The 2006 Global Corporate Social Responsibility (CSR) study, which was conducted in March and April across 16 countries, reveals that emerging markets such as Thailand, India, and China rate automotive companies higher in regards to corporate social responsibility than mature markets of the west. The study attributes this to the general public’s high ratings of the automotive sector in emerging markets for generating jobs and improving quality of life.
Chris Bonsi, regional director TNS Automotive explains: “Thailand, India, and China have recorded phenomenal industry growth in the automotive sector and consumers in these markets see automotive companies playing an integral role in the economic and social development of their country. Conversely, the governments of some emerging markets do not fully recognise the contribution of the automotive sector in generating jobs for their country – in some cases, levying high taxes on the automotive sector because the end-products are seen to be luxury items that only a few can afford, without considering the jobs the sector creates for everyday people manufacturing, distributing, and servicing these products.”
Bonsi adds, “For mature markets, consumers rate the automotive sector poorly on job generation and impact on the environment. Therefore, the strategies for corporations in improving their reputation for corporate social responsibility would need to vary depending on market maturity.”
The Global CSR study was conducted by TNS to understand the general public’s perception of the automotive sector in regards to compliance and contribution towards corporate, social, environmental, and philanthropic activities. Consumers were asked to rate corporations from the passenger car, commercial vehicle, motorcycle, tire, and oil sectors. All of the scores were indexed using TNS’ globally recognized TRI*M stakeholder management system with the global average set to 100. Scores above one hundred indicate strong public goodwill towards the corporation.
Among the global automotive corporations, BMW, Honda, Toyota, and Volvo Trucks ranked highest for corporate social responsibility in two or more markets. BMW rated highest in Spain and Italy; Honda for US, UK, and Indonesia, Toyota for Japan, Korea, and Thailand, and Volvo Trucks for Sweden and Netherlands.
Other market leaders globally were Shell in China, Michelin in France, Porsche in Germany, Bharat Petroleum in India, Nissan in Mexico, and Petronas in Malaysia.
The study shows that consumers across the world are very likely to accept or reject a corporation based on its reputation for social and environmental responsibility. Nearly nine out of ten consumers indicated that they were more likely to purchase a product or service from a corporation with responsible business practices while eight of ten indicated that they would refrain from purchasing a product or service if the corporation failed to follow environmentally friendly or ethical business practices.

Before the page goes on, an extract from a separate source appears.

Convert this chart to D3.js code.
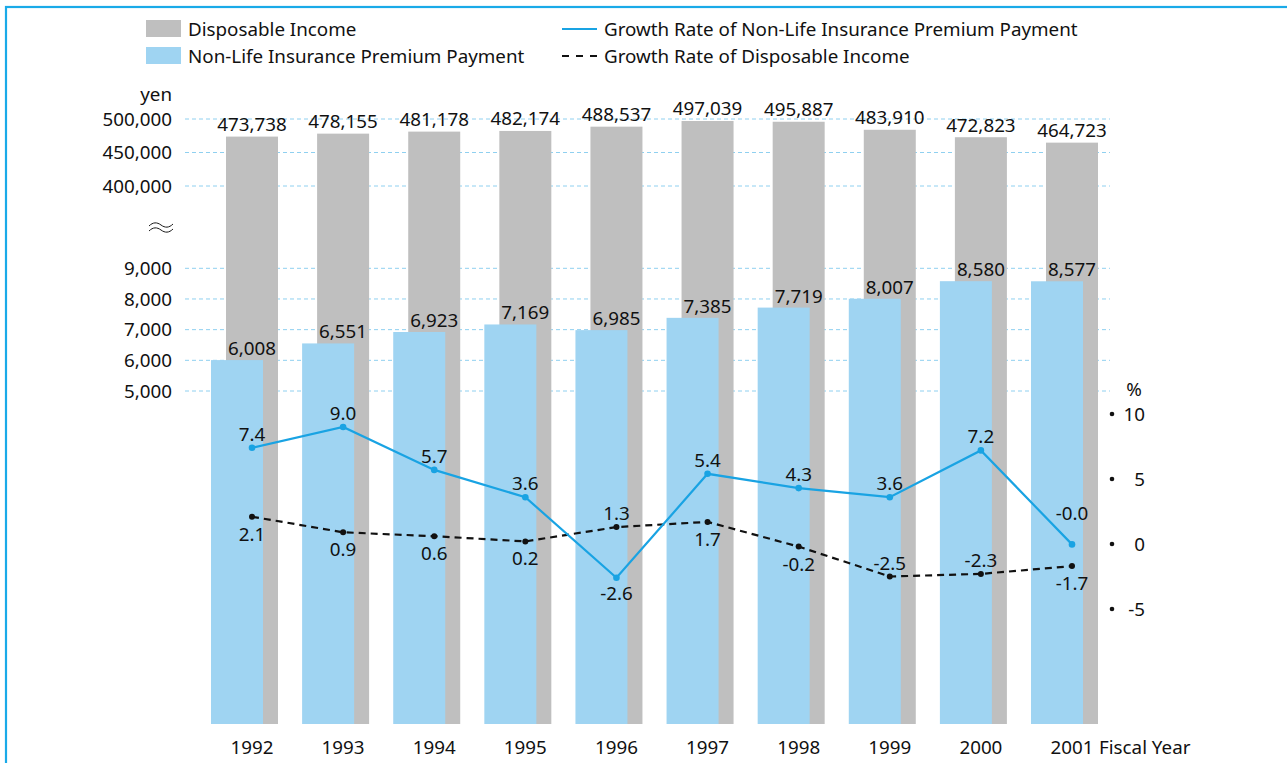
<!DOCTYPE html>
<html><head><meta charset="utf-8">
<script src="https://cdn.jsdelivr.net/npm/d3@7"></script>
<style>
html,body{margin:0;padding:0;background:#fff;}
svg text{font-family:"Noto Sans",sans-serif;fill:#111;}
</style></head>
<body><svg id="c" width="1287" height="763"></svg>
<script>
const years = ["1992","1993","1994","1995","1996","1997","1998","1999","2000","2001"];
const disposableIncome = [473738,478155,481178,482174,488537,497039,495887,483910,472823,464723];
const premiumPayment = [6008,6551,6923,7169,6985,7385,7719,8007,8580,8577];
const premiumGrowth = [7.4,9.0,5.7,3.6,-2.6,5.4,4.3,3.6,7.2,-0.03];
const incomeGrowth = [2.1,0.9,0.6,0.2,1.3,1.7,-0.2,-2.5,-2.3,-1.7];
const premiumLabelPos = ["a","a","a","a","b","a","a","a","a","a2"];
const incomeLabelPos = ["b","b","b","b","a","b","b","a","a","b"];
const upperTicks = [400000,450000,500000];
const lowerTicks = [5000,6000,7000,8000,9000];
const rateTicks = [10,5,0,-5];

const svg = d3.select("#c");
const GRAY="#bfbfbf", LBLUE="#9fd4f2", LINEBLUE="#19a3e3", GRID="#8fd0f0", FRAME="#1aaae8";
const FS = 18.8;

svg.append("rect").attr("x",6).attr("y",7).attr("width",1400).attr("height",900)
  .attr("fill","none").attr("stroke",FRAME).attr("stroke-width",2.2);

const xC = d3.scalePoint().domain(years).range([252,1072]);
const yUp = d3.scaleLinear().domain([400000,500000]).range([186,119]);
const yLo = d3.scaleLinear().domain([5000,9000]).range([391,268.3]);
const yR = d3.scaleLinear().domain([-5,10]).range([609,414]);
const baseY = 724;
const fmt = d3.format(",");

const gridG = svg.append("g");
upperTicks.forEach(t=>gridG.append("line").attr("x1",185).attr("x2",1110).attr("y1",yUp(t)).attr("y2",yUp(t)));
lowerTicks.forEach(t=>gridG.append("line").attr("x1",185).attr("x2",1110).attr("y1",yLo(t)).attr("y2",yLo(t)));
gridG.selectAll("line").attr("stroke",GRID).attr("stroke-width",1).attr("stroke-dasharray","4,3");

const axL = svg.append("g").attr("font-size",FS).attr("text-anchor","end");
upperTicks.forEach(t=>axL.append("text").attr("x",172).attr("y",yUp(t)).attr("dy","0.35em").text(fmt(t)));
lowerTicks.forEach(t=>axL.append("text").attr("x",172).attr("y",yLo(t)).attr("dy","0.35em").text(fmt(t)));
axL.append("text").attr("x",172).attr("y",101).text("yen");

const br = svg.append("g").attr("fill","none").attr("stroke","#1a1a1a").attr("stroke-width",1);
[0,5].forEach(o=>{
  br.append("path").attr("d",`M149,${226+o} C153,${222+o} 157,${222+o} 161,${225+o} S169,${228+o} 173,${224+o}`);
});

svg.append("g").selectAll("rect").data(years).join("rect")
  .attr("x",d=>xC(d)-26).attr("width",52)
  .attr("y",(d,i)=>yUp(disposableIncome[i])).attr("height",(d,i)=>baseY-yUp(disposableIncome[i]))
  .attr("fill",GRAY);
svg.append("g").selectAll("rect").data(years).join("rect")
  .attr("x",d=>xC(d)-41).attr("width",52)
  .attr("y",(d,i)=>yLo(premiumPayment[i])).attr("height",(d,i)=>baseY-yLo(premiumPayment[i]))
  .attr("fill",LBLUE);

const vl = svg.append("g").attr("font-size",FS).attr("text-anchor","middle");
years.forEach((y,i)=>{
  vl.append("text").attr("x",xC(y)).attr("y",yUp(disposableIncome[i])-5.5).text(fmt(disposableIncome[i]));
  vl.append("text").attr("x",xC(y)).attr("y",yLo(premiumPayment[i])-5).text(fmt(premiumPayment[i]));
});

const line = d3.line().x((d,i)=>xC(years[i])).y(d=>yR(d));
svg.append("path").attr("d",line(incomeGrowth)).attr("fill","none").attr("stroke","#111")
  .attr("stroke-width",2.2).attr("stroke-dasharray","7,5");
svg.append("g").selectAll("circle").data(incomeGrowth).join("circle")
  .attr("cx",(d,i)=>xC(years[i])).attr("cy",d=>yR(d)).attr("r",3).attr("fill","#111");
svg.append("path").attr("d",line(premiumGrowth)).attr("fill","none").attr("stroke",LINEBLUE).attr("stroke-width",2.2);
svg.append("g").selectAll("circle").data(premiumGrowth).join("circle")
  .attr("cx",(d,i)=>xC(years[i])).attr("cy",d=>yR(d)).attr("r",3.3).attr("fill",LINEBLUE);

const off = {a:-7, a2:-24, b:22};
const ll = svg.append("g").attr("font-size",FS).attr("text-anchor","middle");
premiumGrowth.forEach((v,i)=>{
  ll.append("text").attr("x",xC(years[i])).attr("y",yR(v)+off[premiumLabelPos[i]]).text(v.toFixed(1));
});
incomeGrowth.forEach((v,i)=>{
  ll.append("text").attr("x",xC(years[i])).attr("y",yR(v)+(incomeLabelPos[i]==="a"?-7:24)).text(v.toFixed(1));
});

const axR = svg.append("g").attr("font-size",FS);
rateTicks.forEach(t=>{
  axR.append("circle").attr("cx",1112).attr("cy",yR(t)).attr("r",2.3).attr("fill","#111");
  axR.append("text").attr("x",1145).attr("y",yR(t)).attr("dy","0.35em").attr("text-anchor","end").text(t);
});
axR.append("text").attr("x",1134).attr("y",389).attr("dy","0.35em").attr("text-anchor","middle").text("%");

const xl = svg.append("g").attr("font-size",FS).attr("text-anchor","middle");
years.forEach(y=>xl.append("text").attr("x",xC(y)).attr("y",747).attr("dy","0.35em").text(y));
svg.append("text").attr("x",1099).attr("y",747).attr("dy","0.35em").attr("font-size",FS).text("Fiscal Year");

const lg = svg.append("g").attr("font-size",FS);
lg.append("rect").attr("x",146).attr("y",20).attr("width",35).attr("height",17).attr("fill",GRAY);
lg.append("text").attr("x",188).attr("y",29).attr("dy","0.35em").text("Disposable Income");
lg.append("rect").attr("x",146).attr("y",47).attr("width",35).attr("height",17).attr("fill",LBLUE);
lg.append("text").attr("x",188).attr("y",56).attr("dy","0.35em").text("Non-Life Insurance Premium Payment");
lg.append("line").attr("x1",562).attr("x2",597).attr("y1",29).attr("y2",29).attr("stroke",LINEBLUE).attr("stroke-width",2.2);
lg.append("text").attr("x",604).attr("y",29).attr("dy","0.35em").text("Growth Rate of Non-Life Insurance Premium Payment");
lg.append("line").attr("x1",562).attr("x2",597).attr("y1",56).attr("y2",56).attr("stroke","#111").attr("stroke-width",2.2).attr("stroke-dasharray","7,7");
lg.append("text").attr("x",604).attr("y",56).attr("dy","0.35em").text("Growth Rate of Disposable Income");
</script></body></html>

Rémy Pothet, Global Director TNS Automotive, comments: “Large corporations are increasingly aware that their social responsibility directly affects their image and brand equity – and consequently, their business success. As a result, many are investing heavily in CSR initiatives – particularly in those markets where they are focusing on expansion. The results of our study highlight the public’s growing interest in the field of CSR, and makes a direct link between this and their purchasing behaviour – so supporting the case for investment in CSR. By repeating the study annually, automotive companies can glean vital insight into how their target consumers are viewing their CSR practices, and therefore how these practices are influencing their business success.”
Bonsi concludes, “The general public is a very important stakeholder for the automotive industry as a corporation’s reputation is often judged in the court of public opinion. Corporations that fail to engage society often suffer serious consequences when there is a crisis. However, corporations that develop strong public goodwill can use this as ‘social insurance’ to tide them over during difficult periods. The CSR champions identified by this study are already seeing the value in their investment; now other companies, need to take notice.”